A possible way to comprehend Patel’s oeuvre is through the narration, by critic/curator Sadanand Menon (who identifies himself as Patel’s shagird), of the story of the Japanese artist, Hokusai, who began his career, at a very young age, as a painter. Declared a master of painting by the time he was ten, he now wanted to do sculpture. But, he thought, Hokusai is a painter; how can he be a sculptor? So he changed his name, became a sculptor and soon was declared a master. Then he wanted to weave brocades and changed his name again. Legend has it that he changed his name several times, mastering jade carving, ceramics, jewellery, sketching and more till, at the age of 80, he returned to painting and recovered his old name and died Hokusai. Dashrath Patel did not change his name, only his visual medium, getting closer to his “plural self” and “multiple identities” through a restless transition from medium to medium.
Patel came to study art in Madras around the same time that Chandralekha (the dancer who went on to become his close friend and interlocutor) came there to learn Bharatanatyam. Patel joined the Government College of Fine Arts to study with Debiprasad Roy Chowdhury and, through the poet Harindranath Chattopadhyay, who lived in Madras those days, met Chandralekha. They would remain lifelong friends. After his graduation in 1953, he went on to the École Nationale Superieure des Beaux Arts, Paris where, apart from painting, he studied sculpture and ceramics (1953-1955).
Patel’s exposure to the paintings of European masters taught him that they created texture on canvas by using brush strokes, applying different degrees of pressure, not through layering and slathering of expensive paint using flat instruments, as he had done in trying to imitate them, while a student.

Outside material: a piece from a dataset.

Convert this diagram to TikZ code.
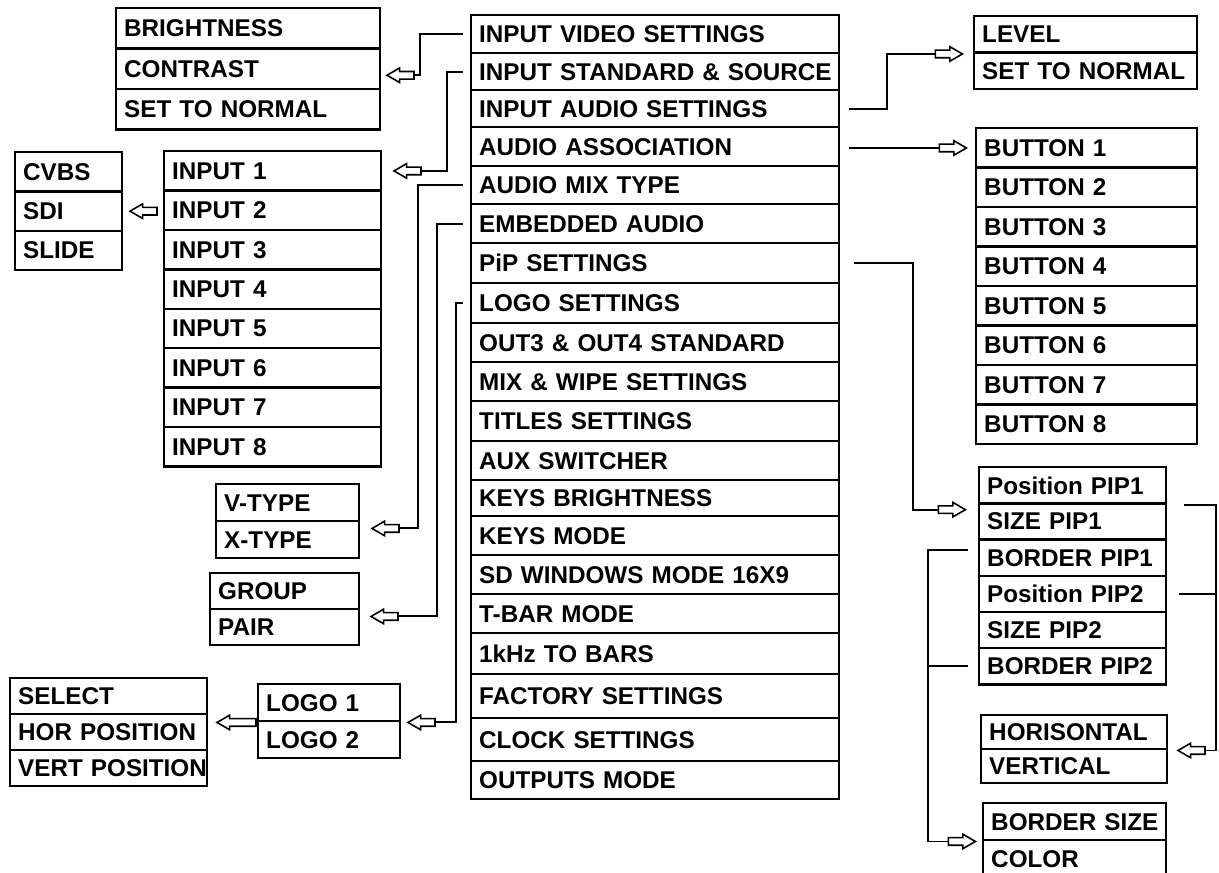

According to many who knew him, there was something childlike about Patel’s energy and curiosity. This can be seen especially in his work with ceramics. His openness to possibilities and willingness to be surprised led him to insert, into the ceramic platters in his kiln in Prague, screws, washers, keys, metal pieces, pebbles and even fish from the market, leading to unexpectedly beautiful, if somewhat smelly and sparky, results. He was there on scholarship, to learn advanced ceramics from the renowned master, Professor Otto Eckert. Patel is supposed to have said that he would allow himself 200 mistakes, at the end of which if he had learned nothing, he would give up. His experiments with clay were a test not only of his own creative curiosity but also pushing the medium itself to the limits of its possibilities.

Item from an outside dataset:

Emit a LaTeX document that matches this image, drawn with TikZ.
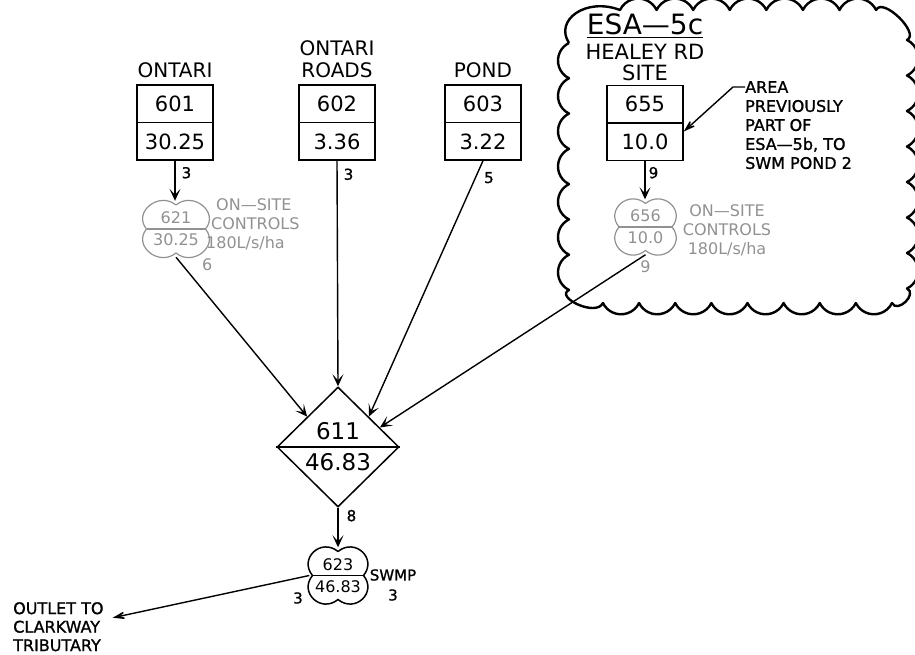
\documentclass[tikz,border=0pt]{standalone}
\usepackage{fontspec}
\setmainfont{DejaVu Sans}
\newfontfamily\cadheavy[FakeBold=1.2]{DejaVu Sans}
\usetikzlibrary{
    arrows.meta,
    positioning,
    shapes.geometric
}
\definecolor{ctrlgray}{RGB}{145,145,145}

\begin{document}
\begin{tikzpicture}[
    x=1pt, y=-1pt,
    basin/.style={
        draw,
        line width=1.5pt,
        minimum width=76pt,
        minimum height=75pt,
        inner sep=0pt,
        align=center,
        font=\fontsize{21}{38}\selectfont
    },
    title/.style={inner sep=0pt, align=center, font=\fontsize{20}{22}\selectfont},
    flow/.style={-{Stealth[length=12pt,width=11pt,inset=6pt]}, line width=1.4pt},
    callout/.style={-{Stealth[length=20pt,width=13pt,inset=13pt]}, line width=1.4pt},
    num/.style={inner sep=0pt, font=\cadheavy\fontsize{15}{18}\selectfont},
    note/.style={inner sep=0pt, align=left, font=\cadheavy\fontsize{16}{19}\selectfont},
    ctrl/.style={inner sep=0pt, text=ctrlgray, font=\fontsize{16}{19}\selectfont},
    lobenode/.style={inner sep=0pt, align=center, font=\fontsize{16}{22}\selectfont},
    pics/lobes/.style 2 args={code={
        \draw (0,-#2+4) .. controls (17,-#2-10) and (#1+11,-17) .. (#1-3,0)
            .. controls (#1+11,17) and (17,#2+10) .. (0,#2-4)
            .. controls (-17,#2+10) and (-#1-11,17) .. (-#1+3,0)
            .. controls (-#1-11,-17) and (-17,-#2-10) .. (0,-#2+4);
        \draw (-#1+3,0) -- (#1-3,0);
    }}
]
\useasboundingbox (0,0) rectangle (915,655);

% revision cloud round the Healey Rd site
\draw[line width=2.4pt, line join=round]
    (569,43) .. controls (554,20) and (586,-3) .. (620,10)
    \foreach \k in {1,...,7} {arc[start angle=-154, end angle=-26, radius=20.35]}
    .. controls (882.6,-3.5) and (920.5,33.4) .. (907,40)
    \foreach \k in {1,...,7} {arc[start angle=-64, end angle=64, radius=19.75]}
    .. controls (917.8,293.8) and (897.3,313.8) .. (892,303)
    \foreach \k in {1,...,8} {arc[start angle=26, end angle=154, radius=20.1]}
    .. controls (596,317.4) and (554.6,297) .. (569,290)
    \foreach \k in {1,...,7} {arc[start angle=116, end angle=244, radius=19.63]};

% catchment boxes
\node[basin] (b601) at (175,122.5) {601\\30.25};
\node[basin] (b602) at (337,122.5) {602\\3.36};
\node[basin] (b603) at (483,122.5) {603\\3.22};
\node[basin] (b655) at (645,123) {655\\10.0};
\foreach \b in {b601,b602,b603,b655}
    \draw[line width=1.5pt] (\b.west) -- (\b.east);

\node[title, above=6pt of b601] (t601) {ONTARI};
\node[title, above=6pt of b602] (t602) {ONTARI\\ROADS};
\node[title, above=6pt of b603] (t603) {POND};
\node[title, font=\fontsize{21}{21.5}\selectfont, above=3.5pt of b655] (t655) {HEALEY RD\\SITE};
\node[inner sep=0pt, font=\fontsize{28}{30}\selectfont, above=9pt of t655] (esa) {ESA—5c};
\draw[line width=1.3pt] ([yshift=-2.5pt]esa.south west) -- ([yshift=-2.5pt]esa.south east);

\node[note, anchor=north west] (note) at (745,81)
{AREA\\PREVIOUSLY\\PART OF\\ESA—5b, TO\\SWM POND 2};
\draw[callout] ([yshift=-6pt]note.north west) -- ++(-12,0) -- ([yshift=-8.5pt]b655.east);

% on-site controls
\node[lobenode, text=ctrlgray, minimum width=65pt, minimum height=56pt] (n621) at (176,229) {621\\30.25};
\pic[ctrlgray, line width=1.2pt] at (n621) {lobes={32.5}{28}};
\node[ctrl, align=left, anchor=west] (c621) at (206,224)
{\hspace*{10pt}ON—SITE\\\hspace*{5pt}CONTROLS\\180L/s/ha};
\node[ctrl, anchor=north west] (q621) at (202,258) {6};

\node[lobenode, text=ctrlgray, minimum width=59pt, minimum height=55pt] (n656) at (645.5,227) {656\\10.0};
\pic[ctrlgray, line width=1.2pt] at (n656) {lobes={29.5}{27.5}};
\node[ctrl, align=center] (c656) at (727,230) {ON—SITE\\CONTROLS\\180L/s/ha};
\node[ctrl, below=6pt of n656] (q656) {9};

% junction and pond
\node[draw, diamond, line width=1.5pt, minimum width=122pt, minimum height=120pt,
    inner sep=0pt, align=center, font=\fontsize{23}{31}\selectfont] (d611) at (338,447) {611\\46.83};
\draw[line width=1.5pt] (d611.west) -- (d611.east);

\node[lobenode, minimum width=57pt, minimum height=56pt] (n623) at (338,575.5) {623\\46.83};
\pic[line width=1.5pt] at (n623) {lobes={28.5}{28}};
\node[num, align=center, font=\cadheavy\fontsize{15}{20}\selectfont] (swmp) at (393,585) {SWMP\\3};
\node[num] (q623) at (298,598) {3};

\node[note, anchor=north west, font=\cadheavy\fontsize{16}{18.5}\selectfont] (outlet) at (13,602)
{OUTLET TO\\CLARKWAY\\TRIBUTARY};

% flows
\draw[flow] (b601.south) -- node[num, pos=0.3, right=6pt] (q601) {3} (b601.south |- n621.north);
\draw[flow] (b655.south) -- node[num, pos=0.3, right=3pt] (q655) {9} (b655.south |- n656.north);
\draw[flow] (n621.south) -- (d611.north west);
\draw[flow] (b602.south) -- node[num, pos=0.06, right=6pt] (q602) {3} (d611.north);
\draw[flow] (b603.south) -- node[num, pos=0.066, right=8pt] (q603) {5} (d611.north east);
\draw[flow] (n656.south) -- (d611.25);
\draw[flow] (d611.south) -- node[num, pos=0.2, right=8pt] (q611) {8} (n623.north);
\draw[callout] (n623.west) -- ([xshift=9pt,yshift=9pt]outlet.east);

\end{tikzpicture}
\end{document}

Patel was a contemporary of modern masters Tyeb Mehta, M.F. Husain, S.H. Raza and V.S. Gaitonde and, in the late 1950s, they were all together at the Bhulabhai Desai Memorial studios in Bombay. Early in his career, he had also exhibited alongside them. It was at one of Patel’s exhibitions at Galerie Barbizon, Paris, that the legendary photographer Henri Cartier-Bresson thrust a camera into his reluctant hands asking him to take a shot. He thought Patel ‘saw’ well. Cartier-Bresson’s hunch proved right and he succeeded in convincing Patel to ‘stay’ with the camera. In an interview with celebrated art historian B.N. Goswamy, Patel recalls his first meeting with Cartier-Bresson and subsequent friendship and credits him as being someone who taught him new ways of seeing and looking at many disciplines.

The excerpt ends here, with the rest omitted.